Requirement: Leave out the pictures and repeat the rest of the material exactly.

Material provided:

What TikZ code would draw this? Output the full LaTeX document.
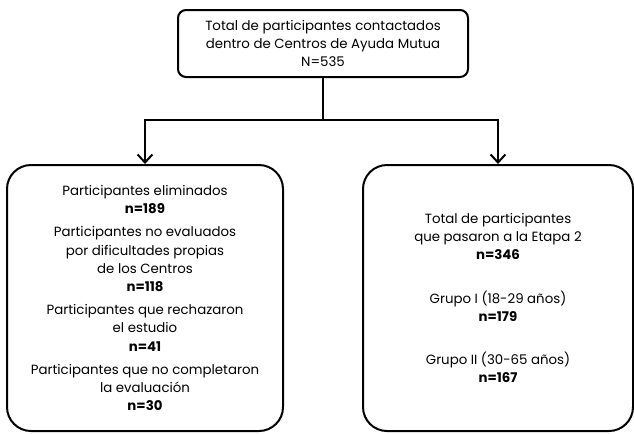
\documentclass[tikz,border=0pt]{standalone}
\usepackage{fontspec}
\setmainfont{Poppins}
\usetikzlibrary{arrows.meta}

\tikzset{every picture/.style={line width=1.5pt}}

\begin{document}
\begin{tikzpicture}[x=0.75pt,y=0.75pt,yscale=-1,xscale=1,
  caja/.style={draw, rounded corners=18pt, align=center, inner sep=0pt,
    font=\fontsize{10}{13.6}\selectfont},
  flecha/.style={-{Straight Barb[length=6pt,width=11pt,line width=1.5pt]}}]
\useasboundingbox (0,0) rectangle (634,433);

% Text Node
\node[caja, rounded corners=6pt, minimum width=217.5pt, minimum height=50.25pt] (total) at (323,43.5)
  {Total de participantes contactados\\dentro de Centros de Ayuda Mutua\\N=535};
% Text Node
\node[caja, minimum width=207pt, minimum height=199.5pt] (elim) at (145,298)
  {Participantes eliminados\\\textbf{n=189}\\[4pt]
   Participantes no evaluados\\por dificultades propias\\de los Centros\\\textbf{n=118}\\[4pt]
   Participantes que rechazaron\\el estudio\\\textbf{n=41}\\[4pt]
   Participantes que no completaron\\la evaluación\\\textbf{n=30}};
% Text Node
\node[caja, minimum width=202.5pt, minimum height=199.5pt] (etapa) at (498,298)
  {Total de participantes\\que pasaron a la Etapa 2\\\textbf{n=346}\\[19pt]
   Grupo I (18-29 años)\\\textbf{n=179}\\[19pt]
   Grupo II (30-65 años)\\\textbf{n=167}};

%Straight Lines
\coordinate (rama) at (323,120);
\draw (total.south) -- (rama);
\draw[flecha] (rama) -| (elim.north);
\draw[flecha] (rama) -| (etapa.north);

\end{tikzpicture}
\end{document}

Task output:
What TikZ code would draw this? Output the full LaTeX document.
\documentclass[tikz,border=0pt]{standalone}
\usepackage{fontspec}
\setmainfont{Poppins}
\usetikzlibrary{arrows.meta}

\tikzset{every picture/.style={line width=1.5pt}}

\begin{document}
\begin{tikzpicture}[x=0.75pt,y=0.75pt,yscale=-1,xscale=1,
  caja/.style={draw, rounded corners=18pt, align=center, inner sep=0pt,
    font=\fontsize{10}{13.6}\selectfont},
  flecha/.style={-{Straight Barb[length=6pt,width=11pt,line width=1.5pt]}}]
\useasboundingbox (0,0) rectangle (634,433);

% Text Node
\node[caja, rounded corners=6pt, minimum width=217.5pt, minimum height=50.25pt] (total) at (323,43.5)
  {Total de participantes contactados\\dentro de Centros de Ayuda Mutua\\N=535};
% Text Node
\node[caja, minimum width=207pt, minimum height=199.5pt] (elim) at (145,298)
  {Participantes eliminados\\\textbf{n=189}\\[4pt]
   Participantes no evaluados\\por dificultades propias\\de los Centros\\\textbf{n=118}\\[4pt]
   Participantes que rechazaron\\el estudio\\\textbf{n=41}\\[4pt]
   Participantes que no completaron\\la evaluación\\\textbf{n=30}};
% Text Node
\node[caja, minimum width=202.5pt, minimum height=199.5pt] (etapa) at (498,298)
  {Total de participantes\\que pasaron a la Etapa 2\\\textbf{n=346}\\[19pt]
   Grupo I (18-29 años)\\\textbf{n=179}\\[19pt]
   Grupo II (30-65 años)\\\textbf{n=167}};

%Straight Lines
\coordinate (rama) at (323,120);
\draw (total.south) -- (rama);
\draw[flecha] (rama) -| (elim.north);
\draw[flecha] (rama) -| (etapa.north);

\end{tikzpicture}
\end{document}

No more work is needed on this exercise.